Oxy-CO2 reforming of CH4 on Ni-based catalysts: Evaluation of cerium and aluminum addition on the structure and properties of the reduced materials

Abstract

Perovskites with the structural formula La1-xCexNi1-yAlyO3 (x = 0 y = 0; x = 0.05 y = 0; x = 0.05 y = 0.2 and x = 0.05 y = 0.5) were studied in the dry methane reforming in presence of oxygen or Oxy-Dry (OD). The materials were synthetized by the amorphous citrate method and characterized by XRD, in situ XRD under hydrogen and reactional (OD) atmospheres, TPR-H2, XRF, TPSR-OD, TPSR−CH4, TEM, HRTEM and TPO techniques.
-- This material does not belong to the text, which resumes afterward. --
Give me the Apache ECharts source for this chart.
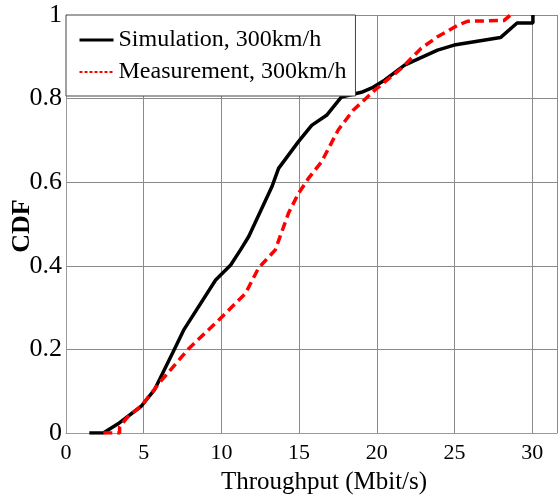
<!DOCTYPE html>
<html>
<head>
<meta charset="utf-8">
<script src="https://cdn.jsdelivr.net/npm/echarts@6/dist/echarts.min.js"></script>
<style>html,body{margin:0;padding:0;background:#fff}#c{width:560px;height:499px}</style>
</head>
<body>
<div id="c"></div>
<script>
const seriesNames = ['Simulation, 300km/h', 'Measurement, 300km/h'];
const simX = [1.5, 2.4, 3.35, 4.84, 5.69, 6.97, 7.6, 9.63, 10.6, 11.23, 11.76, 13.25, 13.68, 14.96, 15.81, 16.77, 17.73, 19.01, 19.76, 20.5, 21.79, 23.91, 24.98, 27.96, 29.03, 30.05, 30.05];
const simY = [0, 0, 0.022, 0.064, 0.103, 0.2, 0.248, 0.366, 0.402, 0.438, 0.47, 0.589, 0.633, 0.697, 0.736, 0.76, 0.804, 0.815, 0.827, 0.844, 0.88, 0.916, 0.928, 0.946, 0.981, 0.981, 1.0];
const meaX = [2.4, 3.45, 3.45, 4.0, 4.84, 6.01, 7.93, 9.85, 11.55, 12.4, 13.47, 14.32, 14.96, 15.6, 16.45, 17.52, 18.48, 19.87, 21.57, 22.85, 23.91, 25.19, 25.83, 28.2, 28.6];
const meaY = [0, 0, 0.015, 0.04, 0.064, 0.12, 0.203, 0.271, 0.334, 0.395, 0.438, 0.526, 0.573, 0.609, 0.649, 0.725, 0.772, 0.82, 0.872, 0.92, 0.948, 0.975, 0.985, 0.987, 1.0];
const xTicks = [0, 5, 10, 15, 20, 25, 30];
const yTicks = [0, 0.2, 0.4, 0.6, 0.8, 1];
const xTitle = 'Throughput (Mbit/s)';
const yTitle = 'CDF';

const font = '"Liberation Serif", "Times New Roman", serif';
const chart = echarts.init(document.getElementById('c'));
const fmtY = v => {
  for (const t of yTicks) if (Math.abs(t - v) < 1e-6) return String(t);
  return '';
};
const fmtX = v => xTicks.includes(v) ? String(v) : '';
chart.setOption({
  animation: false,
  backgroundColor: '#fff',
  grid: { left: 66, top: 15, right: 0, bottom: 66, containLabel: false },
  xAxis: {
    type: 'value', min: 0, max: 31.6, interval: 5,
    axisLine: { show: true, onZero: false, lineStyle: { color: '#999', width: 1 } },
    axisTick: { show: false },
    splitLine: { show: true, lineStyle: { color: '#8a8a8a', width: 1 } },
    axisLabel: { formatter: fmtX, color: '#000', fontFamily: font, fontSize: 22, margin: 9, showMaxLabel: true }
  },
  yAxis: {
    type: 'value', min: 0, max: 1, interval: 0.2,
    axisLine: { show: true, lineStyle: { color: '#999', width: 1 } },
    axisTick: { show: false },
    splitLine: { show: true, lineStyle: { color: '#8a8a8a', width: 1 } },
    axisLabel: { formatter: fmtY, color: '#000', fontFamily: font, fontSize: 26, margin: 4 }
  },
  legend: {
    orient: 'vertical', left: 66, top: 15,
    padding: [12, 9, 11, 12], itemGap: 6, itemWidth: 34, itemHeight: 14,
    backgroundColor: '#fff', borderColor: '#444', borderWidth: 1,
    textStyle: { color: '#000', fontFamily: font, fontSize: 24, lineHeight: 26 },
    data: [
      { name: seriesNames[0], itemStyle: { opacity: 0 }, lineStyle: { color: '#000', width: 3, type: 'solid' } },
      { name: seriesNames[1], itemStyle: { opacity: 0 }, lineStyle: { color: '#ff0000', width: 2, type: [3, 2] } }
    ]
  },
  graphic: [
    { type: 'text', style: { text: xTitle, font: '25px ' + font, fill: '#000', textAlign: 'center', textVerticalAlign: 'middle', x: 324, y: 482 } },
    { type: 'text', rotation: Math.PI / 2, position: [22.5, 226], style: { text: yTitle, font: 'bold 26px ' + font, fill: '#000', textAlign: 'center', textVerticalAlign: 'middle' } }
  ],
  series: [
    { name: seriesNames[0], type: 'line', symbol: 'none', data: simX.map((x, i) => [x, simY[i]]),
      lineStyle: { color: '#000', width: 3.5 }, itemStyle: { color: '#000' }, z: 3 },
    { name: seriesNames[1], type: 'line', symbol: 'none', data: meaX.map((x, i) => [x, meaY[i]]),
      lineStyle: { color: '#ff0000', width: 3.5, type: [9, 5] }, itemStyle: { color: '#ff0000' }, z: 4 }
  ]
});
</script>
</body>
</html>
The catalytic performance was evaluated during 16 h of reaction, with a [CH4/CO2/O2] ratio = 4:2:1, at 800 °C and spatial velocity of 210.000 NL.h−1.kgcat−1. The addition of aluminum and cerium promoted an increase in the catalyst resistance to carbon poisoning, however, the higher the aluminum content was, the lower the reducibility of the perovskites and the nickel particle size. The La0.95Ce0.05Ni0.5Al0.5O3 sample showed the best results, with a maximum CH4 and CO2 conversion of 85 % and 86 % respectively and the higher syngas yield (45 % for CO and 48 % for H2). This sample presented the lowest Ni° particle size and carbon deposition after 16 h time on stream. No sign of deactivation was found for all the studied catalysts, showing the superior properties of catalysts prepared through perovskite-like mixed oxides.